With the Bag of Words (BoW) method, the feed-forward neural network did well in training but not as well in validation, suggesting it might not do well with new, unseen data. The SVM and Naive Bayes models had similar outcomes. The tf-idf method gave results close to BoW for the neural net and SVM, but Naive Bayes seemed a bit more stable. However, simple text embeddings didn’t work as well across the board. This could be because these embeddings might be too basic to capture the unique way presidents speak in their SONA addresses.
On the other hand, using BERT embeddings with a pre-trained model gave us some hope. The model kept getting better during training, and its test results were the best among all the models. This suggests that using advanced methods like BERT might be the way forward for such tasks.
Conclusion:
This study shows how important it is to pick the right method to process text and the right model to analyse it. While methods like BoW and tf-idf gave decent results, simple text embeddings didn’t do as well. But, the combination of BERT embeddings and a pre-trained model stood out.

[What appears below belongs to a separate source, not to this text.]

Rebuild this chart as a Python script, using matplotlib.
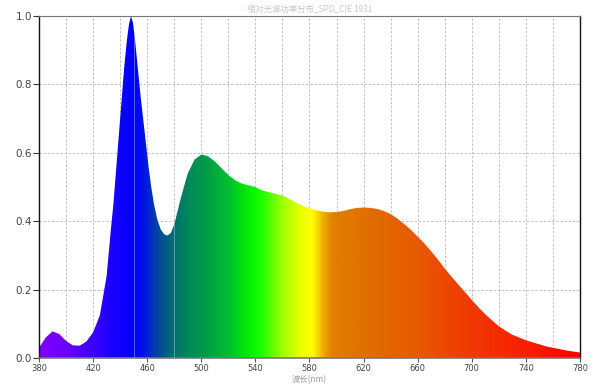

This has two main takeaways. First, for researchers looking into political speeches, these models can help in figuring out who might have said an unattributed speech. Second, for those into machine learning, it highlights the growing role of advanced methods like BERT.
Looking ahead, it might be worth exploring even better text processing methods or fine-tuning models like BERT for even more accurate results. Overall, this study shows the exciting possibilities when combining tech with the study of political speeches.